The chairman, who said that the three-day hearing would begin next week, recalled that the Senate had a motion on the floor where the committee was mandated based on that motion to investigate comprehensively the power sector, especially in areas as it related to the intervention.
Suswam said that the committee would investigate all interventions in the sector since the privatisation of the sector to date with a view to ascertaining the adequacy of such interventions and their desired impact.
“We are looking at the intervention and whether corporate governance had been introduced since privatisation because the expectation is that the sector will become efficient, unfortunately that is not the case.
“You know that the Federal Government had over the years intervened at various times in different sums: N701 billion, N600 billion and this year there has been N380 billion and N213 billion.
“All of these monies were Federal Government interventions in the power sector with the intention and hope that the power sector will become efficient and Nigerians will have access to electricity.
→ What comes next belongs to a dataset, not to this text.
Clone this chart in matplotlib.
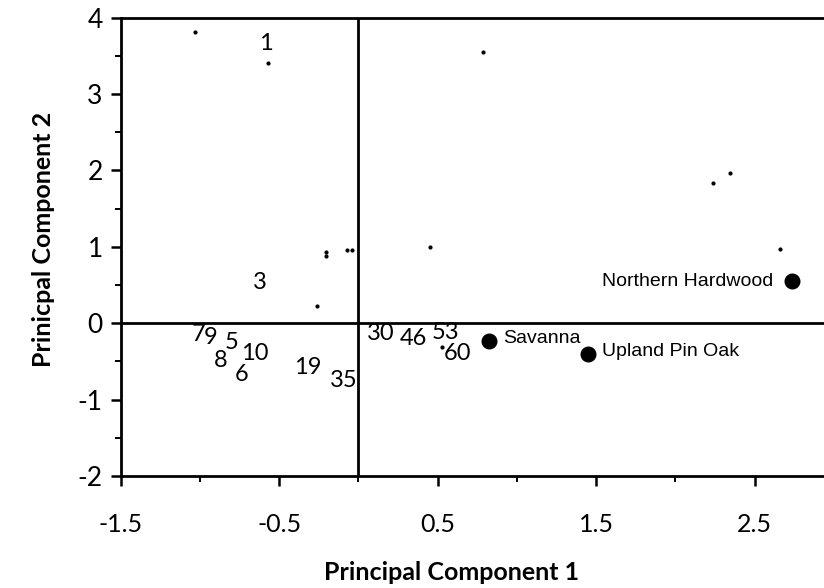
import matplotlib
matplotlib.use("Agg")
import matplotlib.pyplot as plt
from matplotlib.ticker import FixedLocator

# stand numbers (label positions in PC1/PC2 space)
site_labels = ['1', '3', '7', '9', '5', '10', '8', '6', '19', '35', '30', '46', '53', '60']
site_pc1 = [-0.583, -0.621, -1.012, -0.930, -0.798, -0.653, -0.867, -0.735, -0.318, -0.091,
            0.142, 0.344, 0.552, 0.622]
site_pc2 = [3.666, 0.538, -0.143, -0.182, -0.247, -0.391, -0.483, -0.666, -0.575, -0.745,
            -0.130, -0.195, -0.116, -0.391]

# community types (large dots)
group_names = ['Savanna', 'Upland Pin Oak', 'Northern Hardwood']
group_pc1 = [0.824, 1.448, 2.735]
group_pc2 = [-0.234, -0.404, 0.551]

# small unlabelled points
dot_pc1 = [-1.030, -0.571, 0.786, -0.205, -0.205, -0.072, -0.041, -0.261, 0.451,
           2.238, 2.345, 2.661, 0.527]
dot_pc2 = [3.810, 3.404, 3.548, 0.931, 0.878, 0.957, 0.957, 0.224, 0.996,
           1.834, 1.965, 0.970, -0.313]

x_major = [-1.5, -0.5, 0.5, 1.5, 2.5]
x_minor = [-1.0, 0.0, 1.0, 2.0]
y_major = [-2, -1, 0, 1, 2, 3, 4]
y_minor = [-1.5, -0.5, 0.5, 1.5, 2.5, 3.5]

fig = plt.figure(figsize=(8.24, 5.88), dpi=100)
ax = fig.add_axes([0.1465, 0.1905, 0.8535, 0.7797])

ax.axhline(0, color='black', lw=2.0, zorder=1)
ax.axvline(0, color='black', lw=2.0, zorder=1)

ax.plot(dot_pc1, dot_pc2, 'o', color='black', ms=2.0, ls='none')

for lab, x, y in zip(site_labels, site_pc1, site_pc2):
    ax.text(x, y, lab, ha='center', va='center', fontsize=17, family='Lato')

ax.plot(group_pc1, group_pc2, 'o', color='black', ms=10.5, ls='none')
for name, x, y in zip(group_names, group_pc1, group_pc2):
    if name == 'Northern Hardwood':
        ax.text(x - 0.12, y, name, ha='right', va='center', fontsize=14,
                family='Liberation Sans')
    else:
        ax.text(x + 0.09, y + 0.03, name, ha='left', va='center', fontsize=14,
                family='Liberation Sans')

ax.set_xlim(-1.5, 2.937)
ax.set_ylim(-2, 4)

ax.xaxis.set_major_locator(FixedLocator(x_major))
ax.xaxis.set_minor_locator(FixedLocator(x_minor))
ax.yaxis.set_major_locator(FixedLocator(y_major))
ax.yaxis.set_minor_locator(FixedLocator(y_minor))
ax.set_xticklabels([str(v) for v in x_major], family='Lato', fontsize=18)
ax.set_yticklabels([str(v) for v in y_major], family='Lato', fontsize=19)
ax.tick_params(axis='both', which='major', direction='out', length=7, width=1.8)
ax.tick_params(axis='both', which='minor', direction='out', length=4, width=1.4)
ax.tick_params(axis='x', which='major', pad=20)
ax.tick_params(axis='y', which='major', pad=6)

for side in ['left', 'bottom', 'top']:
    ax.spines[side].set_linewidth(2.0)
ax.spines['right'].set_visible(False)

ax.set_xlabel('Principal Component 1', family='Lato', fontweight='bold',
              fontsize=18, labelpad=18)
ax.set_ylabel('Prinicpal Component 2', family='Lato', fontweight='bold',
              fontsize=18, labelpad=16)
# the original frame ran past the right edge, so the titles sit off-centre
ax.xaxis.label.set_x(0.47)
ax.yaxis.label.set_y(0.515)

fig.savefig('out.png', dpi=100)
“Unfortunately, in spite of these huge amount of monies that have been expended, the result in what we see today is that the performance is below expectations,” Suswam added.
He however noted that the investigation would not be punitive, but intended to identify the reasons for efficiency and under performance in terms of unstable and inadequate electricity supply in the sector in spite of the huge financial interventions by government.
Suswam said other objectives of the investigation were to assist President Muhammadu Buhari to achieve his promise to Nigerians of providing them with adequate and stable power supply.
“The investigation is intended to identify why this interventions have come and there has been no improvement.
“This is so that at the end of the day, the leadership of the Senate will present that to the President of this country, who has shown a lot commitment to providing electricity to Nigerians,” he said.
He listed those agencies to appear before the committee to include Ministry of Finance and Central Bank of Nigeria (CBN) because most of the interventions of government came from these two bodies.
Others, Suswam said are the Nigeria Bulk Electricity Trader (NBET), Nigeria Electricity Regulatory Commission (NERC), Transmission Company of Nigeria (TCN) and Presidential Power Initiative among others.